--- Objective ---
Your answer should be a single number: the count of lines that hold the word "document".

Records from a collection:
◇ ◇ ◇ ◇ ◇

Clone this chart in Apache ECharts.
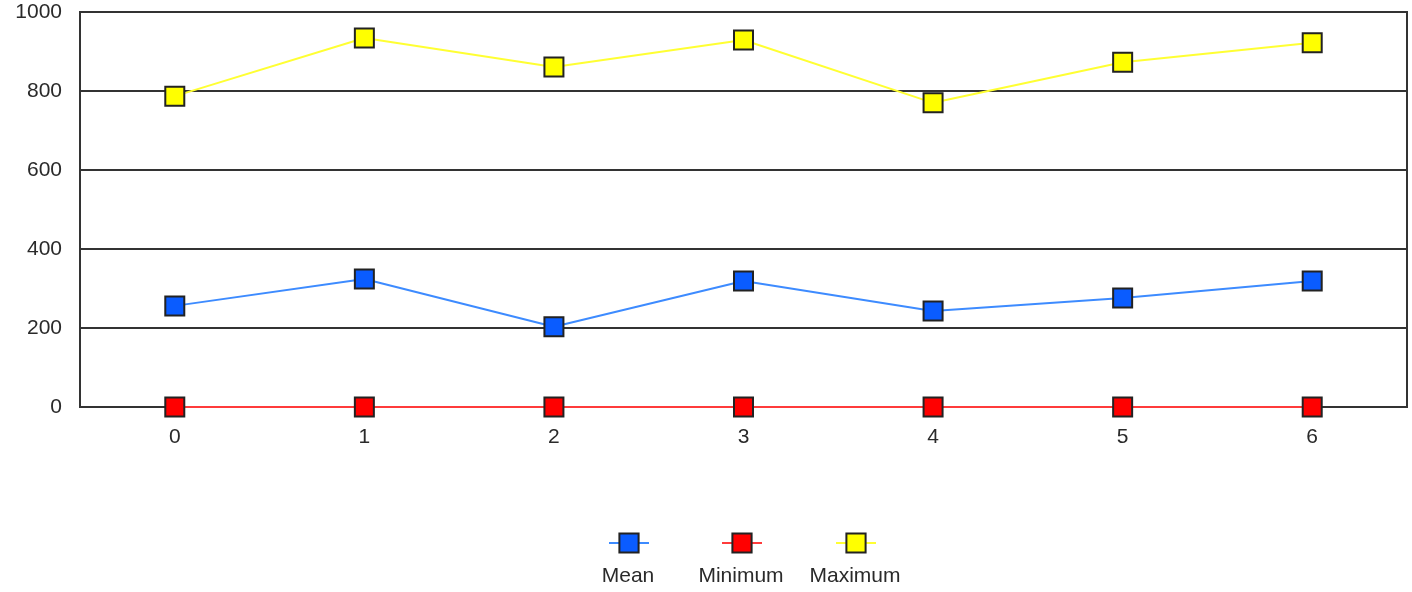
<!DOCTYPE html>
<html><head><meta charset="utf-8">
<script src="https://cdn.jsdelivr.net/npm/echarts@6/dist/echarts.min.js"></script>
<style>html,body{margin:0;padding:0;background:#fff}#c{width:1412px;height:592px}</style>
</head><body><div id="c"></div>
<script>
const categories = ['0','1','2','3','4','5','6'];
const meanValues = [256, 324, 203, 319, 243, 276, 319];
const minValues = [0, 0, 0, 0, 0, 0, 0];
const maxValues = [787, 934, 861, 929, 770, 873, 922];
const yTicks = [0, 200, 400, 600, 800, 1000];
const seriesNames = ['Mean', 'Minimum', 'Maximum'];

const font = 'Liberation Sans, Arial, sans-serif';
const chart = echarts.init(document.getElementById('c'), null, {renderer: 'canvas'});
function mk(name, data, fill, line) {
  return {
    name, type: 'line', data,
    symbol: 'rect', symbolSize: 19,
    itemStyle: {color: fill, borderColor: '#222', borderWidth: 2},
    lineStyle: {color: line, width: 2},
    emphasis: {disabled: true},
    animation: false
  };
}
const legendLefts = [608, 721, 835];
const legendTextX = [628, 741, 855];
chart.setOption({
  animation: false,
  grid: {left: 80, right: 5, top: 12, bottom: 185, show: true, borderColor: '#333', borderWidth: 2, backgroundColor: '#fff'},
  xAxis: {
    type: 'category', data: categories, boundaryGap: true,
    axisLine: {show: false}, axisTick: {show: false},
    axisLabel: {color: '#2a2a2a', fontFamily: font, fontSize: 21, margin: 20}
  },
  yAxis: {
    type: 'value', min: yTicks[0], max: yTicks[yTicks.length - 1], interval: 200,
    axisLine: {show: false}, axisTick: {show: false},
    splitLine: {lineStyle: {color: '#333', width: 2}},
    axisLabel: {color: '#2a2a2a', fontFamily: font, fontSize: 21, margin: 18, formatter: v => String(v)}
  },
  legend: seriesNames.map((n, i) => ({
    data: [n], left: legendLefts[i], top: 531, itemWidth: 40, itemHeight: 24,
    formatter: () => '', selectedMode: false, padding: 0
  })),
  graphic: seriesNames.map((n, i) => ({
    type: 'text', x: legendTextX[i], y: 566,
    style: {text: n, fill: '#2a2a2a', font: '21px ' + font, textAlign: 'center', textVerticalAlign: 'top'}
  })),
  series: [
    mk('Mean', meanValues, '#0a5cff', '#3d8bff'),
    mk('Minimum', minValues, '#ff0000', '#ff3b3b'),
    mk('Maximum', maxValues, '#ffff00', '#ffff33')
  ]
});
</script></body></html>
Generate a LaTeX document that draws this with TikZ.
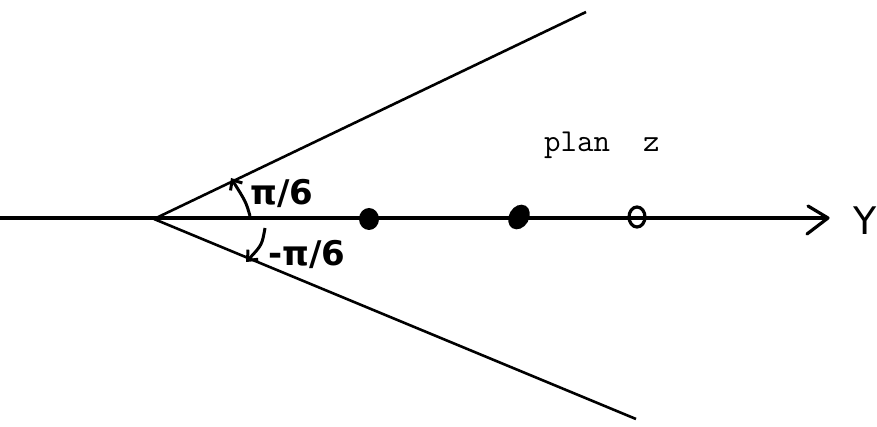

◇ ◇ ◇ ◇ ◇

--- Exercise answer ---
2